Required task | Within the material below, locate the line with "Recreate this image" and the line with "1489,645 2028,645 2203,677", then return those two lines and all lines between them, exactly as written.

Material for this task |
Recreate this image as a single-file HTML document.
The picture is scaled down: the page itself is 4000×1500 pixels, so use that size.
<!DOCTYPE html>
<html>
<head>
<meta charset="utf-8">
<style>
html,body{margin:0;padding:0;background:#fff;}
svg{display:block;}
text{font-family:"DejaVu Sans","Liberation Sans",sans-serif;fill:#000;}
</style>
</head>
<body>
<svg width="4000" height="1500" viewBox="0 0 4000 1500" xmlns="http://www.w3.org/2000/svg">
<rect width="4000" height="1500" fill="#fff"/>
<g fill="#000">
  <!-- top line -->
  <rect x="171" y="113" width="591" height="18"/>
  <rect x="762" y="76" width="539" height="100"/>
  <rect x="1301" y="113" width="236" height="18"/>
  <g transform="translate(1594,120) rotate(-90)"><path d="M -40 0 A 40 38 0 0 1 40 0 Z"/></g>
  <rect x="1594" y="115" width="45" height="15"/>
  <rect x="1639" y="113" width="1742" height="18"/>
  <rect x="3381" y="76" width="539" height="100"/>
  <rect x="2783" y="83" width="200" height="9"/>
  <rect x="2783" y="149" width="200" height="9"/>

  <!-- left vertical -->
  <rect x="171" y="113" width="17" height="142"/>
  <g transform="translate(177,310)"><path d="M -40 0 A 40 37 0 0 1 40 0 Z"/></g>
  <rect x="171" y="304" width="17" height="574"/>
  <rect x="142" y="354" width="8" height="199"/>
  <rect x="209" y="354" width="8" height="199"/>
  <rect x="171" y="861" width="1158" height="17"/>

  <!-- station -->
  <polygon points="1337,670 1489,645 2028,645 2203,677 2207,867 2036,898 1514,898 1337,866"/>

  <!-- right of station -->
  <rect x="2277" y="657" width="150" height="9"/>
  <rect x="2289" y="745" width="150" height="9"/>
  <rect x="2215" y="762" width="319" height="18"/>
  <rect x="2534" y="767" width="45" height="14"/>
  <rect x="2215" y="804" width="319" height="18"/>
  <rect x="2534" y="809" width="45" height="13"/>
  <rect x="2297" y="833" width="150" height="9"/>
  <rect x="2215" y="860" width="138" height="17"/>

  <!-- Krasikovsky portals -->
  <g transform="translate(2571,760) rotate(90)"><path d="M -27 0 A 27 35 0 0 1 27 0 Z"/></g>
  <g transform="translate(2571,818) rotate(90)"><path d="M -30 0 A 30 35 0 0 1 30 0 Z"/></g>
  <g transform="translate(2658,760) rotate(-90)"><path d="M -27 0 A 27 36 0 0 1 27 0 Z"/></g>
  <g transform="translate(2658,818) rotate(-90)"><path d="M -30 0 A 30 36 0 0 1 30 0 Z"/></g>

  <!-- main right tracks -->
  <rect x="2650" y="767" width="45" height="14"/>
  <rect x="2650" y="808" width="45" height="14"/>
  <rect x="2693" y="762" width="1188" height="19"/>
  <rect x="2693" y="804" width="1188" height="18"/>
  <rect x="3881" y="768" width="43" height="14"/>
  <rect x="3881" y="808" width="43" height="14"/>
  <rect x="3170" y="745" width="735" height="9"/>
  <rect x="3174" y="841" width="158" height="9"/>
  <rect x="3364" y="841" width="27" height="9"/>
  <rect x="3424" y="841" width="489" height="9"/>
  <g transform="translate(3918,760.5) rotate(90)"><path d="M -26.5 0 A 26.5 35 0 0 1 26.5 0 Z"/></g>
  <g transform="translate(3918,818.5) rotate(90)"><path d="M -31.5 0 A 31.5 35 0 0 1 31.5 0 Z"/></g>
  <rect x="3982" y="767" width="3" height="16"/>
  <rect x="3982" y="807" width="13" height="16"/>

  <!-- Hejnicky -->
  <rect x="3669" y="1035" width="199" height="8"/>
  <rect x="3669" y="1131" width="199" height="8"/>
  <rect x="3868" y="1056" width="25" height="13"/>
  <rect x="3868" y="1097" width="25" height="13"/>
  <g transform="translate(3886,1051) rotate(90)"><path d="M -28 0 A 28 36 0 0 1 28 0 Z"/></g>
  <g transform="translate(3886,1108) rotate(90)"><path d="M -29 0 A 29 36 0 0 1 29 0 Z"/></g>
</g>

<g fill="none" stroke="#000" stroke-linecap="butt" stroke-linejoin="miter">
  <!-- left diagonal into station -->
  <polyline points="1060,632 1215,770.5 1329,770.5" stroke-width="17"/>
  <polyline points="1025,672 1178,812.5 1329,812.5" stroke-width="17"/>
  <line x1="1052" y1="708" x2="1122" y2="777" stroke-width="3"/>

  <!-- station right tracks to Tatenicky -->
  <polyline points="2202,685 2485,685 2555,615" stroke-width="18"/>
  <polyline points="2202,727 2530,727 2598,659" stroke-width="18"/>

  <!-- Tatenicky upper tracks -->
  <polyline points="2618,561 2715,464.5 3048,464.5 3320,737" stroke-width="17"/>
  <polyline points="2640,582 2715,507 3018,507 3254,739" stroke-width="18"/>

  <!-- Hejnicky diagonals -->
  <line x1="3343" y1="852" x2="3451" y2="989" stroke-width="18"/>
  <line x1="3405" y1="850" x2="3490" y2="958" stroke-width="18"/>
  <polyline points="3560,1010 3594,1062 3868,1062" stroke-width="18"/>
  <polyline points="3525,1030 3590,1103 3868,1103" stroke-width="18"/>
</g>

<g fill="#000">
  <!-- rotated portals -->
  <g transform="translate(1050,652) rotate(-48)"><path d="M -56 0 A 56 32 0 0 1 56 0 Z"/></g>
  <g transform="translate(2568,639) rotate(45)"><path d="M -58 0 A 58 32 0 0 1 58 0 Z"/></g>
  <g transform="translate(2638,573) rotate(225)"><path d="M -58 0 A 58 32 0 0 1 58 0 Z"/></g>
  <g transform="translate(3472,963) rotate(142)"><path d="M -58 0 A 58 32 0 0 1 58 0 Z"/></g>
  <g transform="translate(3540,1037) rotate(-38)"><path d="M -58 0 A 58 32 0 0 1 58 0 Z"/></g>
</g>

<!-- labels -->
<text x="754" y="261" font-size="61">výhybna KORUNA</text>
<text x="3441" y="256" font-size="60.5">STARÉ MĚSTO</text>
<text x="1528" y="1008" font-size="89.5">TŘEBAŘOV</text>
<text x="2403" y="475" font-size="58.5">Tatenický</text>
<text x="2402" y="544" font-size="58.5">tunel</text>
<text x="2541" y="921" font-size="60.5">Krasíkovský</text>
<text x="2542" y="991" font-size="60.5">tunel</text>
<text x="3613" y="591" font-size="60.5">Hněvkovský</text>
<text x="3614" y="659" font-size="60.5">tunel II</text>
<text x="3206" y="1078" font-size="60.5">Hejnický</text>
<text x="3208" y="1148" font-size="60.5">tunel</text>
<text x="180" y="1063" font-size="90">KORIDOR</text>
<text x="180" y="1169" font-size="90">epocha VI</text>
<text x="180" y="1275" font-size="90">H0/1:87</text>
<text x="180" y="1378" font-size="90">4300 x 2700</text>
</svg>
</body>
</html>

...

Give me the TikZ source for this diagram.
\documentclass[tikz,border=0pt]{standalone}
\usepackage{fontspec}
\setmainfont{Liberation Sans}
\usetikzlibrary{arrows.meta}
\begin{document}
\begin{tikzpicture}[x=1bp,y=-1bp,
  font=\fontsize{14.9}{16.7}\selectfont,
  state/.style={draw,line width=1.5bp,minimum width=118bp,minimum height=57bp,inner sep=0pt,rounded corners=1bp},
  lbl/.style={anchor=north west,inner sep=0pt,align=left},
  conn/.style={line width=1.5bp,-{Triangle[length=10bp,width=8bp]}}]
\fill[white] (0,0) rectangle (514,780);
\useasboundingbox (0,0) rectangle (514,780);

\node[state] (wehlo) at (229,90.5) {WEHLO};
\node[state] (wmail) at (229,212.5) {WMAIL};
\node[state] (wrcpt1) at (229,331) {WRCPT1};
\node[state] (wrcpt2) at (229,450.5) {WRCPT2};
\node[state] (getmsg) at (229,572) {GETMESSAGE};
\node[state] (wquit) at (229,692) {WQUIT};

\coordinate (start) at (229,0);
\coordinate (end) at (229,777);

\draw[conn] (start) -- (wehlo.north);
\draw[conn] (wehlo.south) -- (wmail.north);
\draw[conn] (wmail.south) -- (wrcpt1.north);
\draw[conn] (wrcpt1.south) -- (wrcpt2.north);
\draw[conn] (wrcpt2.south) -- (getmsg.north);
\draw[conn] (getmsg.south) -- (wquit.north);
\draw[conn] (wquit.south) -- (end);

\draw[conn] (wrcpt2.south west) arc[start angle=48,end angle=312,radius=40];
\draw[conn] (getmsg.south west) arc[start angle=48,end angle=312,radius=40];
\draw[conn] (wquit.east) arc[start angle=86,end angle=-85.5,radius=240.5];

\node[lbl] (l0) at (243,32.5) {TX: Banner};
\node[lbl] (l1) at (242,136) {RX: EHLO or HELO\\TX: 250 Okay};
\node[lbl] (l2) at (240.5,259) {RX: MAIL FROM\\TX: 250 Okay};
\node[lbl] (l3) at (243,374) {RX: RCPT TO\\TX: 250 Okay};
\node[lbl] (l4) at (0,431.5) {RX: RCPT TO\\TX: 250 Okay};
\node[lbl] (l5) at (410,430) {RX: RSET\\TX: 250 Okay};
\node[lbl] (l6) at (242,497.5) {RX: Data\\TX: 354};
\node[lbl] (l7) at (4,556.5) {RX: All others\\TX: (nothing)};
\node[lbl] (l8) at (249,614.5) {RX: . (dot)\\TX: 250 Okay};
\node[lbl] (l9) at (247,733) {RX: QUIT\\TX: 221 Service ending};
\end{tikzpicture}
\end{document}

Full output |
Recreate this image as a single-file HTML document.
The picture is scaled down: the page itself is 4000×1500 pixels, so use that size.
<!DOCTYPE html>
<html>
<head>
<meta charset="utf-8">
<style>
html,body{margin:0;padding:0;background:#fff;}
svg{display:block;}
text{font-family:"DejaVu Sans","Liberation Sans",sans-serif;fill:#000;}
</style>
</head>
<body>
<svg width="4000" height="1500" viewBox="0 0 4000 1500" xmlns="http://www.w3.org/2000/svg">
<rect width="4000" height="1500" fill="#fff"/>
<g fill="#000">
  <!-- top line -->
  <rect x="171" y="113" width="591" height="18"/>
  <rect x="762" y="76" width="539" height="100"/>
  <rect x="1301" y="113" width="236" height="18"/>
  <g transform="translate(1594,120) rotate(-90)"><path d="M -40 0 A 40 38 0 0 1 40 0 Z"/></g>
  <rect x="1594" y="115" width="45" height="15"/>
  <rect x="1639" y="113" width="1742" height="18"/>
  <rect x="3381" y="76" width="539" height="100"/>
  <rect x="2783" y="83" width="200" height="9"/>
  <rect x="2783" y="149" width="200" height="9"/>

  <!-- left vertical -->
  <rect x="171" y="113" width="17" height="142"/>
  <g transform="translate(177,310)"><path d="M -40 0 A 40 37 0 0 1 40 0 Z"/></g>
  <rect x="171" y="304" width="17" height="574"/>
  <rect x="142" y="354" width="8" height="199"/>
  <rect x="209" y="354" width="8" height="199"/>
  <rect x="171" y="861" width="1158" height="17"/>

  <!-- station -->
  <polygon points="1337,670 1489,645 2028,645 2203,677 2207,867 2036,898 1514,898 1337,866"/>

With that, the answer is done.